Sayangnya, menurut tuturan para veteran tersebut, (pelajaran) sejarah atau catatan sejarah di negeri ini, tak ada yang menjelaskan dengan panjang lebar. Misalnya peran Laskar Hyzbullah (pada masa itu, merupakan kelaskaran yang paling banyak anggotanya dan sangat militan) yang sangat besar, serta paling banyak menjadi korban; Laskar Kris, dari Minahasa; Laskar Sunda Kecil, yang didominasi etnis Timor, Sabu, Rote; Laskar Bali, dan lain sebagainya; bahkan ada peran para lurah serta kepala dusun di Jogya serta wilayah sekitarnya.
Ini ada sepenggal kisah dari para laskar dan tentara dari Sunda Kecil (Bali, NTB, NTT); menurut tuturan para veteran Serangan Umum 1 Maret, IR Lobo (Alm), J N Johannes (Alm), H Johannes (Alm); Peter Rohi (tinggal di Jakarta). Dalam pertempuran Jogja (sebelum 1 Maret 1949, SU 1 Maret, dan setelah 1 Maret 1949) ada Batalyon Paradja yang didirikan IR Lobo (beliau juga adalah pendiri Kantor Doane atau sekarang Ditjen Bea Cukari, Dep/Kem Kuangan RI). Batalyon ini masuk dalam resimen Sunda Kecil yang dipimpin Ngurah Rai. Para perwiranya adalah Prof. Dr Ir. Herman Johannes, Frans Seda, Amos Pah, El Tari, Is Tibuludji. Batalion ini memiliki tiga kompi, masing-masing dipimpin Kapten Hendrik Rade, Kapten J. Moi Hia, dan Letnan Benyamin Lihoe. Dua kompi yang pertama disebut kompie berani mati. Hal itu dapat dibuktikan dalam pertempuran di Wates walau kompi ini sudah terjepit, mereka tidak mau menyerah. Maka gugurlah Kapten Hendrik Rade dan wakilnya Letnan Jermias Henuhili, dan seorang perwira dari Larantuka, Floress, Letnan Fernandes.
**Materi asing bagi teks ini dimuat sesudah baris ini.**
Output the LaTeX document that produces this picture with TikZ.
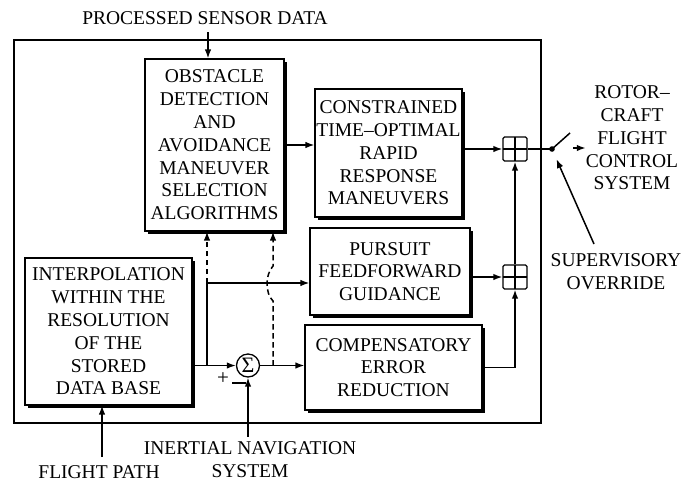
\documentclass[tikz,border=0pt]{standalone}
\usepackage{fontspec}
\setmainfont{Liberation Serif}
\usetikzlibrary{arrows.meta}
\begin{document}
\begin{tikzpicture}[x=1pt,y=-1pt,
  lbl/.style={font=\fontsize{19.5}{22.8}\selectfont, align=center, inner sep=0pt},
  blk/.style={lbl, draw, line width=1.1pt, fill=white,
    preaction={draw=none, fill=black, transform canvas={xshift=2.8pt, yshift=-2.8pt}}},
  ln/.style={line width=1.5pt},
  arr/.style={ln, -{Latex[length=9pt,width=6.5pt]}},
  dsh/.style={arr, dash pattern=on 5.5pt off 3.5pt},
  junc/.style={draw, line width=1.3pt, rounded corners=1.5pt, minimum size=24pt, inner sep=0pt,
    path picture={
      \draw[line width=1.3pt] (path picture bounding box.north) -- (path picture bounding box.south);
      \draw[line width=1.3pt] (path picture bounding box.west) -- (path picture bounding box.east);}},
]
\useasboundingbox (0,0) rectangle (687,483);

% outer frame of the guidance system
\draw[line width=1.2pt] (14,40) rectangle (541,423);

% processing blocks
\node[blk, minimum width=139pt, minimum height=172pt] (obs) at (214.5,145)
  {OBSTACLE\\DETECTION\\AND\\AVOIDANCE\\MANEUVER\\SELECTION\\ALGORITHMS};
\node[blk, minimum width=147pt, minimum height=128pt] (con) at (388.5,153)
  {CONSTRAINED\\TIME–OPTIMAL\\RAPID\\RESPONSE\\MANEUVERS};
\node[blk, minimum width=160pt, minimum height=87pt] (pur) at (390,271.5)
  {PURSUIT\\FEEDFORWARD\\GUIDANCE};
\node[blk, minimum width=177pt, minimum height=85pt] (com) at (393.5,367.5)
  {COMPENSATORY\\ERROR\\REDUCTION};
\node[blk, minimum width=167pt, minimum height=147pt] (int) at (108.5,331.5)
  {INTERPOLATION\\WITHIN THE\\RESOLUTION\\OF THE\\STORED\\DATA BASE};

% summing junctions
\node[junc] (j1) at (515,149) {};
\node[junc] (j2) at (515,277) {};
\node[draw, circle, line width=1.3pt, minimum size=23pt, inner sep=0pt,
  font=\fontsize{22}{22}\selectfont] (sig) at (248,365.5) {Σ};

% outside labels
\node[lbl] (ps) at (205,18) {PROCESSED SENSOR DATA};
\node[lbl] (fp) at (99,472) {FLIGHT PATH};
\node[lbl] (ins) at (250,460) {INERTIAL NAVIGATION\\SYSTEM};
\node[lbl] (rf) at (632,138) {ROTOR–\\CRAFT\\FLIGHT\\CONTROL\\SYSTEM};
\node[lbl] (so) at (616,272) {SUPERVISORY\\OVERRIDE};
\node[lbl, font=\fontsize{21}{21}\selectfont] (plus) at (223,379) {+};
\draw[ln] (232,383) -- (246,383);

% input feeds
\coordinate (pin) at (208,32);
\coordinate (fin) at (102,457);
\draw[arr] (pin) -- (pin |- obs.north);
\draw[arr] (fin) -- (fin |- int.south);
\draw[arr] ([xshift=-2pt,yshift=5pt]ins.north) -- (sig.south);

% branch points
\coordinate (br) at (207,365.5);
\coordinate (br2) at (207,283);
\coordinate (tp) at (273,365.5);

% main signal flow
\draw[arr] (int.east |- sig) -- (sig.west);
\draw[ln] (br) -- (br2);
\draw[arr] (br2) -- (br2 -| pur.west);
\draw[arr] (sig.east) -- (sig.east -| com.west);
\draw[arr] (obs.east) -- (obs.east -| con.west);
\draw[arr] (con.east |- j1) -- (j1.west);
\draw[arr] (pur.east |- j2) -- (j2.west);
\draw[arr] (com.east) -| (j2.south);
\draw[arr] (j2.north) -- (j1.south);

% dashed paths into the obstacle algorithms
\draw[dsh] (br2) -- (br2 |- obs.south);
\draw[dsh] (tp) -- (273,301) .. controls (265,293) and (265,275) .. (273,266) -- (273,266 |- obs.south);

% output switch
\coordinate (sw) at (552,149);
\coordinate (bl) at (570,133);
\coordinate (oa) at (573,148);
\coordinate (ovr) at (594,244);
\draw[ln] (j1.east) -- (sw);
\fill (sw) circle (2.8pt);
\draw[ln] (sw) -- (bl);
\draw[arr] (oa) -- (oa -| rf.west);
\draw[arr, shorten >=11pt] (ovr) -- (sw);
\end{tikzpicture}
\end{document}
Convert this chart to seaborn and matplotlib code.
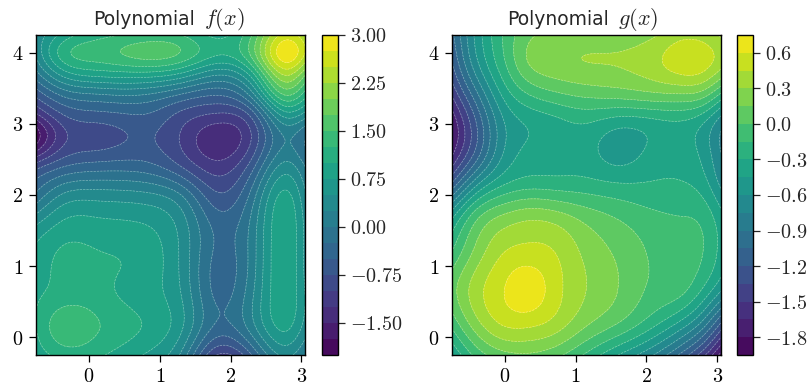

Mereka dimakamkan di Taman Makam Pahlawan Jogjakarta.
El Tari (yang kemudin menjadi Gubernur NTT sejak 1968 - 1978) tertembak pangkal pahanya dan hanya bisa selamat karena Prajurit Hawoe Dima nekad masuk di antara desingan peluru untuk menggotong tubuh El Tari keluar dari medan pertempuran yang sekejap berubah menjadi naraka bagi para pejuang.
Sekali lagi, sayangnya, sejarah dan catatan sejarah (main stream, yang diajarkan ke peserta didik) hanya tipis atau satu dua kalimat dan/atau satu dua alinea, mengenai peran para laskar di/dalam atau pada waktu Serangan Oemoem Satoe Maret 1949 tersebut; tak lebih dari itu.